- Based on: Characters by Rod Spence
- Written by: G. Ross Parker
- Directed by: Craig Pryce
- Starring: Catherine Bell; Chris Potter; Catherine Disher; Peter MacNeill; Rob Stewart; Matthew Knight; Elizabeth Lennie; Hannah Endicott-Douglas;
- Composer: Jack Lenz
- Countries of origin: Canada United States
- Original language: English

Production
- Executive producers: Orly Adelson; Jonathan Eskenas; Frank Siracusa;
- Producer: Andrea Raffaghello
- Cinematography: John Dyer
- Editor: Mark Sanders
- Running time: 120 minutes
- Production companies: Whizbang Films; Lee Distribution;

Original release
- Network: Hallmark Channel
- Release: February 7, 2009

Related
- The Good Witch The Good Witch's Gift Good Witch

= The Good Witch's Garden =

The Good Witch's Garden is a Hallmark Channel television film, the sequel to The Good Witch. It premiered on Hallmark Channel on February 7, 2009.

==Plot==
Cassie Nightingale (Catherine Bell) has settled into Middleton and is busy making Grey House into a bed and breakfast. Her boyfriend, Chief of Police Jake Russell (Chris Potter), and his kids, Brandon (Matthew Knight) and Lori (Hannah Endicott-Douglas), are happy to have Cassie in the neighborhood, but before long, a stranger named Nick (Rob Stewart) appears. He knows more than he should and uses his charms to gain Martha Tinsdale and the rest of the city council's trust. He reveals himself to be the sole heir of the Grey Lady's lover, the actual owner of Grey House. The Lady appears to have simply taken the house after his mysterious disappearance. Papers prove this entitlement to legal ownership, yet Jake Russell is suspicious and eager to help a bewildered Cassie. Cassie hands over the house and later finds it for sale in a newspaper ad.

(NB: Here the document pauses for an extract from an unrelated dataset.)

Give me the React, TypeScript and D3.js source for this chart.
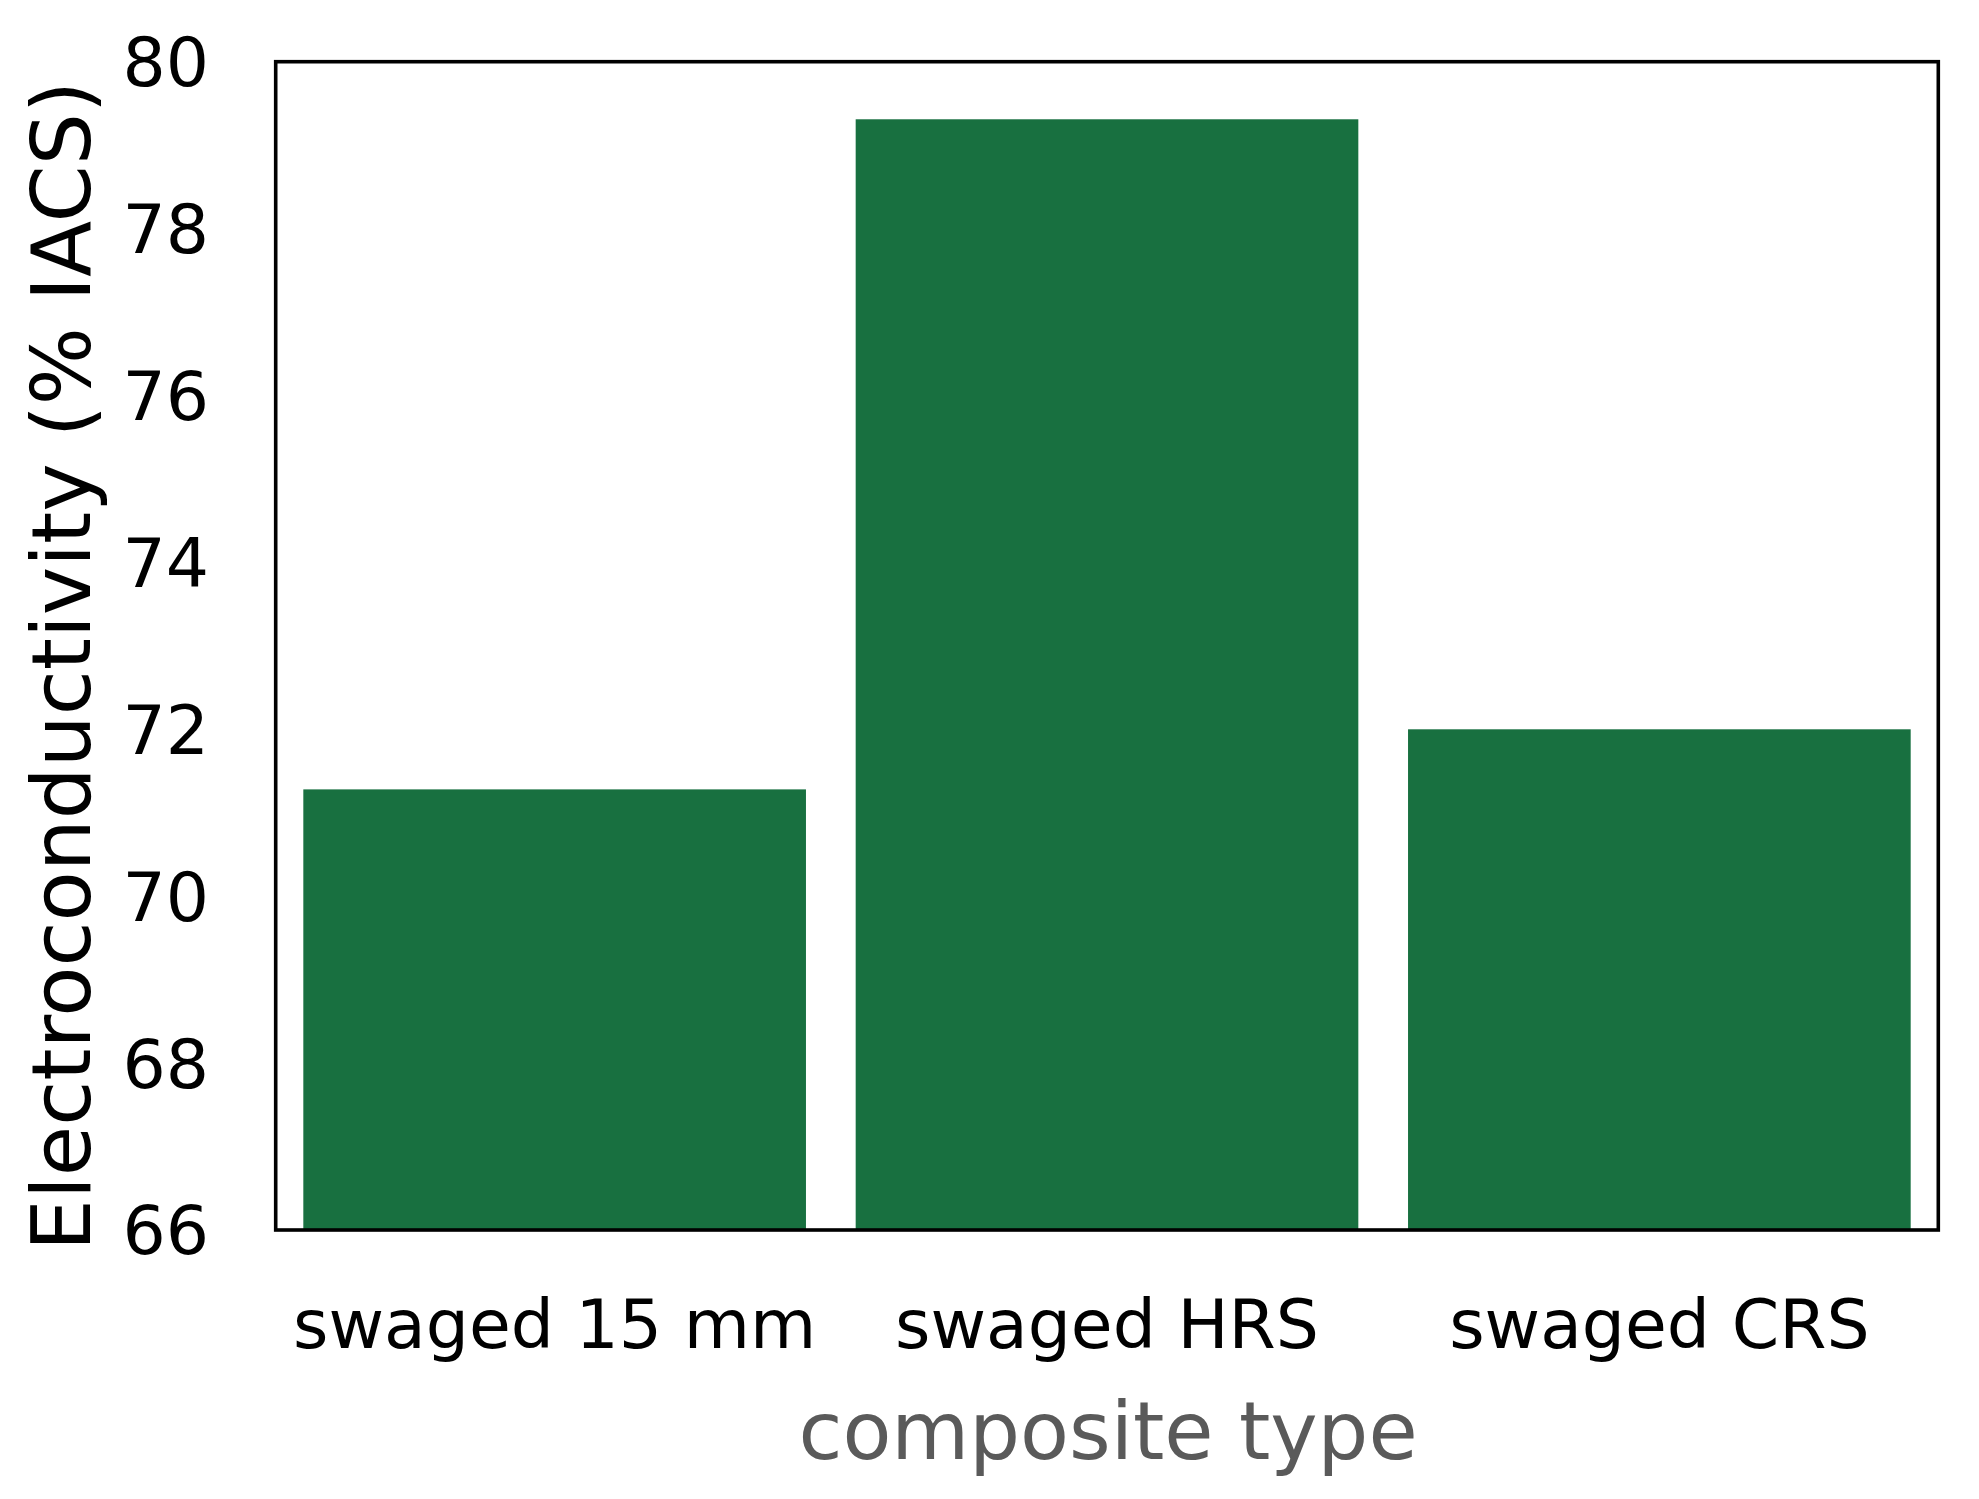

On a history project for school, Lori is partnered with a girl who keeps running off whenever they meet to work on it. The girl later reveals she is illiterate. With Lori's support, she gets help and the two of them find a way to work together.

While researching in the library, Lori stumbles upon a book. The book cover appears empty at first, but soon letters appear revealing it to be a collection of fictional stories written by the Grey Lady. All stories revolve around a certain captain, who had been believed to be her lover and who Nick claims to be related to. However, as the book confirms, he was merely a fictional character made real over time by the people of Middleton. Jake arrests Nick after discovering the man is using one of many fake identities taken on to con rightful owners out of their properties.

The movie ends with a garden party held at Cassie's, where Martha Tisdale finally accepts her as a valuable member of the community. Under the lights of fireworks, Jake proposes to Cassie and she accepts.

==Cast and characters==
- Catherine Bell as Cassandra "Cassie" Nightingale.
- Chris Potter as Chief of Police Jake Russell.
- Catherine Disher as Councilor Martha Tinsdale.
- Peter MacNeill as George O'Hanrahan, the father of Jake's late wife.
- Rob Stewart as Nick Chasen.
- Matthew Knight as Brandon Russell.
- Elizabeth Lennie as Gwen
- Hannah Endicott-Douglas as Lori Russell.
- Noah Cappe as Deputy Derek Sanders.
- Paul Miller as Tom Tinsdale, Mayor of Middleton and Martha's husband.

==Working title==
The film was originally to be titled Good Witch 2: Magic Never Fades.

==Reception==
The film's premiere did moderately well for Hallmark Channel. It scored a 2.7 household rating with over 2.3 million homes, over 3.1 million total viewers and 4.2 million unduplicated viewers. This performance ranked it #1 in the time period as well as the second-highest-rated Prime Time cable movie of the week and day, among all ad-supported cable networks. The film boosted Hallmark Channel to rank #3 in Prime Time for the day, and #5 for the week.

Dove.org declared the film approved for all ages, saying "It is comical at times and serious at others, but truly entertaining."